Non-synonymous variations in cancer and their effects on the human proteome: workflow for NGS data biocuration and proteome-wide analysis of TCGA data
- Equal contributors
1 Department of Biochemistry and Molecular Medicine, George Washington University Medical Center, Washington, DC 20037, USA
2 J. Craig Venter Institute, 9704 Medical Center Drive, Rockville, MD 20850, USA
3 Division of Informatics of the Department of Pathology, University of Alabama at Birmingham, Birmingham, AL 35294, USA
4 Center for Biologics Evaluation and Research, US Food and Drug Administration, 1451 Rockville Pike, HFM-470, Rockville, MD 20852, USA
5 McCormick Genomic and Proteomic Center, George Washington University, Washington, DC 20037, USA
BMC Bioinformatics 2014, 15:28 doi:10.1186/1471-2105-15-28Published: 27 January 2014
Next-generation sequencing (NGS) technologies have resulted in petabytes of scattered data, decentralized in archives, databases and sometimes in isolated hard-disks which are inaccessible for browsing and analysis. It is expected that curated secondary databases will help organize some of this Big Data thereby allowing users better navigate, search and compute on it.

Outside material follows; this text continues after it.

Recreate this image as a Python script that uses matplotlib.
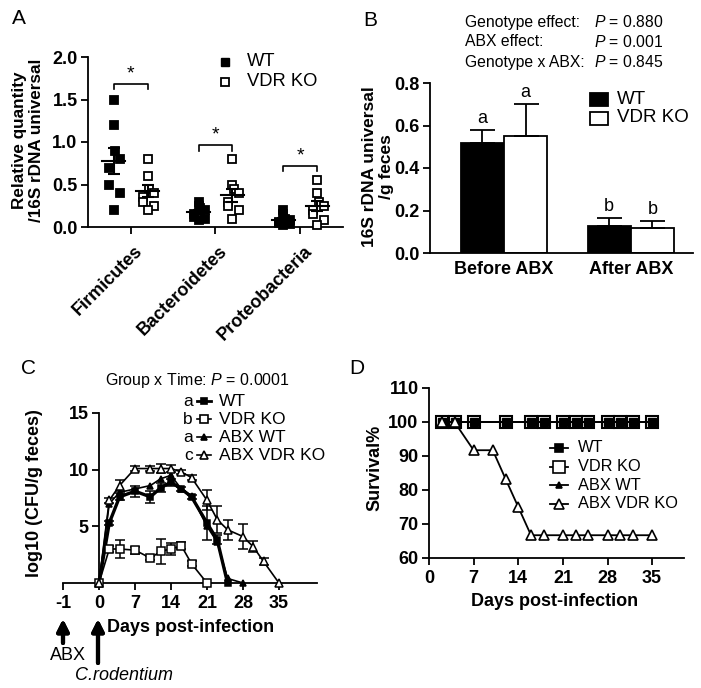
import numpy as np
import matplotlib.pyplot as plt
import matplotlib.transforms as mtransforms
from matplotlib.lines import Line2D
from matplotlib.patches import Rectangle

plt.rcParams['font.family'] = ['Liberation Sans', 'DejaVu Sans']
plt.rcParams['mathtext.fontset'] = 'custom'
plt.rcParams['mathtext.rm'] = 'Liberation Sans'
plt.rcParams['mathtext.it'] = 'Liberation Sans:italic'
plt.rcParams['axes.linewidth'] = 1.3
plt.rcParams['xtick.major.width'] = 1.3
plt.rcParams['ytick.major.width'] = 1.3
plt.rcParams['xtick.major.size'] = 5
plt.rcParams['ytick.major.size'] = 5
plt.rcParams['ytick.major.pad'] = 2.5

# ---- A: phylum qPCR, one value per mouse
phyla = ['Firmicutes', 'Bacteroidetes', 'Proteobacteria']
a_wt = [[1.5, 1.2, 0.9, 0.8, 0.7, 0.5, 0.4, 0.2],
        [0.3, 0.25, 0.22, 0.2, 0.15, 0.12, 0.1, 0.08],
        [0.2, 0.15, 0.1, 0.08, 0.06, 0.05, 0.03, 0.02]]
a_ko = [[0.8, 0.6, 0.45, 0.4, 0.35, 0.3, 0.25, 0.2],
        [0.8, 0.5, 0.45, 0.4, 0.3, 0.25, 0.2, 0.1],
        [0.55, 0.4, 0.3, 0.25, 0.2, 0.15, 0.08, 0.02]]
a_bracket = [1.68, 0.96, 0.72]

# ---- B: total bacteria before / after antibiotics
b_groups = ['Before ABX', 'After ABX']
b_wt = [0.52, 0.125]
b_wt_sem = [0.06, 0.04]
b_ko = [0.55, 0.12]
b_ko_sem = [0.15, 0.032]
b_wt_letters = ['a', 'b']
b_ko_letters = ['a', 'b']
b_stats = [('Genotype effect:', '0.880'), ('ABX effect:', '0.001'),
           ('Genotype x ABX:', '0.845')]

# ---- C: C. rodentium shedding
c_names = ['WT', 'VDR KO', 'ABX WT', 'ABX VDR KO']
c_letters = ['a', 'b', 'a', 'c']
c_days = [[0, 2, 4, 7, 10, 12, 14, 16, 18, 21, 23, 25],
          [0, 2, 4, 7, 10, 12, 14, 16, 18, 21],
          [0, 2, 4, 7, 10, 12, 14, 16, 18, 21, 23, 25, 28],
          [0, 2, 4, 7, 10, 12, 14, 16, 18, 21, 23, 25, 28, 30, 32, 35]]
c_vals = [[0, 5.3, 7.6, 8.1, 7.6, 8.4, 8.9, 8.3, 7.6, 5.3, 3.8, 0],
          [0, 3.0, 3.0, 2.9, 2.2, 2.8, 3.0, 3.3, 1.7, 0],
          [0, 7.0, 8.0, 8.3, 8.6, 9.2, 9.5, 8.3, 7.7, 5.0, 3.6, 0.4, 0],
          [0, 7.3, 8.6, 10.1, 10.1, 10.1, 10.1, 9.8, 9.3, 7.3, 5.6, 4.7, 4.1, 3.2, 1.9, 0]]
c_sem = [[0, 0.2, 0.3, 0.5, 0.5, 0.4, 0.3, 0.2, 0.2, 1.5, 0.4, 0],
         [0, 0.3, 0.8, 0.3, 0.2, 1.1, 0.5, 0.3, 0.2, 0],
         [0] * 13,
         [0, 0.2, 0.5, 0.2, 0.2, 0.4, 0.3, 0.2, 0.2, 0.9, 1.2, 0.9, 1.1, 0.5, 0.3, 0]]

# ---- D: survival
d_days = [2, 4, 7, 12, 16, 18, 21, 23, 25, 28, 30, 32, 35]
d_wt = [100] * 13
d_ko = [100] * 13
d_abxwt = [100] * 13
d_abxko_days = [2, 4, 7, 10, 12, 14, 16, 18, 21, 23, 25, 28, 30, 32, 35]
d_abxko = [100, 100, 91.7, 91.7, 83.3, 75.0, 66.7, 66.7, 66.7, 66.7, 66.7,
           66.7, 66.7, 66.7, 66.7]

W, H = 701, 688
fig = plt.figure(figsize=(W / 100, H / 100), dpi=100)


def fx(x):
    return x / W


def fy(y):
    return 1 - y / H


TICK = 13
LAB = 13

# styles shared by C and D
styles = [dict(marker='s', mfc='black', mec='black'),
          dict(marker='s', mfc='white', mec='black'),
          dict(marker='^', mfc='black', mec='black'),
          dict(marker='^', mfc='white', mec='black')]


def clean(ax):
    for s in ('top', 'right'):
        ax.spines[s].set_visible(False)
    ax.tick_params(labelsize=TICK)
    for t in ax.get_xticklabels() + ax.get_yticklabels():
        t.set_fontweight('bold')


def legend_row(xc, y, half, label, xt, fs, lw=1.3, **mk):
    fig.add_artist(Line2D([fx(xc - half), fx(xc + half)], [fy(y)] * 2,
                          color='black', lw=lw))
    fig.add_artist(Line2D([fx(xc)], [fy(y)], ls='none', mew=1.2, **mk))
    fig.text(fx(xt), fy(y), label, ha='left', va='center', fontsize=fs)


# ================= A
axA = fig.add_axes([fx(88), fy(227), 255 / W, 170 / H])
jit = np.array([0, 0, 0.02, 0.08, -0.05, -0.05, 0.08, 0.0])
for i in range(3):
    for off, vals, fc in ((-0.2, a_wt[i], 'black'), (0.2, a_ko[i], 'white')):
        v = np.array(vals)
        x0 = i + off
        axA.plot(x0 + jit, v, 's', mfc=fc, mec='black', mew=1.3, ms=5.5,
                 clip_on=False, zorder=3)
        m = v.mean()
        s = v.std(ddof=1) / np.sqrt(len(v))
        axA.plot([x0 - 0.13, x0 + 0.13], [m, m], color='black', lw=1.5, zorder=4)
        axA.errorbar(x0, m, yerr=s, fmt='none', ecolor='black', elinewidth=1.5,
                     capsize=4, capthick=1.5, zorder=4)
    yb = a_bracket[i]
    axA.plot([i - 0.2, i - 0.2, i + 0.2, i + 0.2], [yb - 0.06, yb, yb, yb - 0.06],
             color='black', lw=1.2)
    axA.text(i, yb + 0.02, '*', ha='center', va='bottom', fontsize=14)
axA.set_xlim(-0.5, 2.5)
axA.set_ylim(0, 2.0)
axA.set_yticks([0, 0.5, 1.0, 1.5, 2.0])
axA.set_yticklabels(['0.0', '0.5', '1.0', '1.5', '2.0'])
axA.set_xticks([0, 1, 2])
axA.set_xticklabels([])
clean(axA)
tr = mtransforms.blended_transform_factory(axA.transData, axA.transAxes)
for i, name in enumerate(phyla):
    axA.text(i + 0.04, -0.09, name, transform=tr, rotation=45, ha='right',
             va='top', rotation_mode='anchor', fontsize=LAB, fontweight='bold')
fig.text(fx(28), fy(140), 'Relative quantity\n/16S rDNA universal', rotation=90,
         ha='center', va='center', fontsize=12.3, fontweight='bold',
         linespacing=1.15)
fig.add_artist(Line2D([fx(225)], [fy(62)], marker='s', color='black', ms=6))
fig.add_artist(Line2D([fx(225)], [fy(82)], marker='s', mfc='white', mec='black',
                      mew=1.3, ms=6))
fig.text(fx(247), fy(62), 'WT', ha='left', va='center', fontsize=13.2)
fig.text(fx(247), fy(82), 'VDR KO', ha='left', va='center', fontsize=13.2)

# ================= B
axB = fig.add_axes([fx(430), fy(253), 263 / W, 170 / H])
xb = np.arange(len(b_groups))
axB.bar(xb - 0.17, b_wt, 0.34, color='black', edgecolor='black', lw=1.3, zorder=2)
axB.bar(xb + 0.17, b_ko, 0.34, color='white', edgecolor='black', lw=1.3, zorder=2)
for off, vals, sem, lets in ((-0.17, b_wt, b_wt_sem, b_wt_letters),
                             (0.17, b_ko, b_ko_sem, b_ko_letters)):
    axB.errorbar(xb + off, vals, yerr=[np.zeros(len(vals)), sem], fmt='none',
                 ecolor='black', elinewidth=1.3, capsize=9, capthick=1.3, zorder=3)
    for j in range(len(vals)):
        axB.text(xb[j] + off, vals[j] + sem[j] + 0.015, lets[j], ha='center',
                 va='bottom', fontsize=13)
axB.set_xlim(-0.583, 1.49)
axB.set_ylim(0, 0.8)
axB.set_yticks([0, 0.2, 0.4, 0.6, 0.8])
axB.set_yticklabels(['0.0', '0.2', '0.4', '0.6', '0.8'])
axB.set_xticks(xb)
axB.set_xticklabels(b_groups)
axB.tick_params(axis='x', length=0, pad=6)
clean(axB)
fig.text(fx(378), fy(167), '16S rDNA universal\n/g feces', rotation=90,
         ha='center', va='center', fontsize=12.5, fontweight='bold',
         linespacing=1.1)
for k, (lab, p) in enumerate(b_stats):
    yy = 22 + 20 * k
    fig.text(fx(465), fy(yy), lab, ha='left', va='center', fontsize=11.3)
    fig.text(fx(663), fy(yy), r'$\it{P}$ = ' + p, ha='right', va='center',
             fontsize=11.3)
fig.add_artist(Rectangle((fx(590), fy(106)), 18 / W, 13 / H, facecolor='black',
                         edgecolor='black', lw=1.3, transform=fig.transFigure))
fig.add_artist(Rectangle((fx(590), fy(125)), 18 / W, 13 / H, facecolor='white',
                         edgecolor='black', lw=1.3, transform=fig.transFigure))
fig.text(fx(617), fy(99), 'WT', ha='left', va='center', fontsize=13.5)
fig.text(fx(617), fy(118), 'VDR KO', ha='left', va='center', fontsize=13.5)

# ================= C
axC = fig.add_axes([fx(63), fy(583), 254 / W, 170 / H])
c_lw = [2.4, 1.2, 1.2, 1.2]
c_ms = [5, 5.5, 4.5, 6]
for g in range(4):
    d = np.array(c_days[g])
    v = np.array(c_vals[g])
    e = np.array(c_sem[g])
    axC.plot(d, v, color='black', lw=c_lw[g], ms=c_ms[g], mew=1.1,
             clip_on=False, zorder=3 + g, **styles[g])
    nz = e > 0
    if nz.any():
        axC.errorbar(d[nz], v[nz], yerr=e[nz], fmt='none', ecolor='black',
                     elinewidth=1.1, capsize=3.5, capthick=1.1, zorder=2)
axC.set_xlim(-7, 42.4)
axC.set_ylim(0, 15)
axC.spines['left'].set_position(('data', 0))
axC.set_xticks([-7, 0, 7, 14, 21, 28, 35])
axC.set_xticklabels(['-1', '0', '7', '14', '21', '28', '35'])
axC.set_yticks([5, 10, 15])
clean(axC)
fig.text(fx(35), fy(493), 'log10 (CFU/g feces)', rotation=90, ha='center',
         va='center', fontsize=LAB, fontweight='bold')
fig.text(fx(197), fy(380), r'Group x Time: $\it{P}$ = 0.0001', ha='center',
         va='center', fontsize=11.5)
for g in range(4):
    yy = 401 + 18 * g
    fig.text(fx(193), fy(yy), c_letters[g], ha='right', va='center', fontsize=12.5)
    legend_row(204, yy, 7, c_names[g], 219, 12.5, lw=c_lw[g] if g else 2.0,
               ms=c_ms[g], color='black', **styles[g])
fig.text(fx(107), fy(627), 'Days post-infection', ha='left', va='center',
         fontsize=LAB, fontweight='bold')
for xa, yb in ((63, 643), (98, 663)):
    fig.add_artist(plt.annotate('', xy=(xa, H - 619), xytext=(xa, H - yb),
                                xycoords='figure pixels',
                                arrowprops=dict(arrowstyle='-|>,head_length=0.5,head_width=0.25',
                                                lw=3, color='black',
                                                shrinkA=0, shrinkB=0,
                                                mutation_scale=14)))
fig.text(fx(68), fy(655), 'ABX', ha='center', va='center', fontsize=13)
fig.text(fx(124), fy(675), 'C.rodentium', ha='center', va='center',
         fontsize=13, fontstyle='italic')

# ================= D
axD = fig.add_axes([fx(429), fy(558), 255 / W, 170 / H])
axD.plot(d_days, d_wt, color='black', lw=1.3, ms=6, clip_on=False, zorder=3,
         **styles[0])
axD.plot(d_days, d_ko, color='black', lw=1.3, ms=9, mew=1.5, clip_on=False,
         zorder=4, marker='s', mfc='none', mec='black')
axD.plot(d_days, d_abxwt, color='black', lw=1.3, ms=5, clip_on=False, zorder=5,
         **styles[2])
axD.plot(d_abxko_days, d_abxko, color='black', lw=1.3, ms=7, mew=1.2,
         clip_on=False, zorder=6, **styles[3])
axD.set_xlim(0, 40)
axD.set_ylim(60, 110)
axD.set_xticks([0, 7, 14, 21, 28, 35])
axD.set_yticks([60, 70, 80, 90, 100, 110])
clean(axD)
fig.text(fx(375), fy(468), 'Survival%', rotation=90, ha='center', va='center',
         fontsize=LAB, fontweight='bold')
fig.text(fx(555), fy(602), 'Days post-infection', ha='center', va='center',
         fontsize=LAB, fontweight='bold')
d_ms = [6, 8, 5, 7]
for g in range(4):
    legend_row(559, 448 + 18.5 * g, 9, c_names[g], 578, 11.8, ms=d_ms[g],
               color='black', **styles[g])

# panel letters
for lab, (x, y) in zip('ABCD', [(19, 19), (370, 20), (29, 369), (357, 369)]):
    fig.text(fx(x), fy(y), lab, ha='center', va='center', fontsize=15)

fig.savefig('out.png', dpi=100)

To address the above challenge, we have implemented a NGS biocuration workflow and are analyzing short read sequences and associated metadata from cancer patients to better understand the human variome. Curation of variation and other related information from control (normal tissue) and case (tumor) samples will provide comprehensive background information that can be used in genomic medicine research and application studies. Our approach includes a CloudBioLinux Virtual Machine which is used upstream of an integrated High-performance Integrated Virtual Environment (HIVE) that encapsulates Curated Short Read archive (CSR) and a proteome-wide variation effect analysis tool (SNVDis). As a proof-of-concept, we have curated and analyzed control and case breast cancer datasets from the NCI cancer genomics program - The Cancer Genome Atlas (TCGA). Our efforts include reviewing and recording in CSR available clinical information on patients, mapping of the reads to the reference followed by identification of non-synonymous Single Nucleotide Variations (nsSNVs) and integrating the data with tools that allow analysis of effect nsSNVs on the human proteome. Furthermore, we have also developed a novel phylogenetic analysis algorithm that uses SNV positions and can be used to classify the patient population. The workflow described here lays the foundation for analysis of short read sequence data to identify rare and novel SNVs that are not present in dbSNP and therefore provides a more comprehensive understanding of the human variome. Variation results for single genes as well as the entire study are available from the CSR website (http://hive.biochemistry.gwu.edu/dna.cgi?cmd=csr webcite).
Availability of thousands of sequenced samples from patients provides a rich repository of sequence information that can be utilized to identify individual level SNVs and their effect on the human proteome beyond what the dbSNP database provides.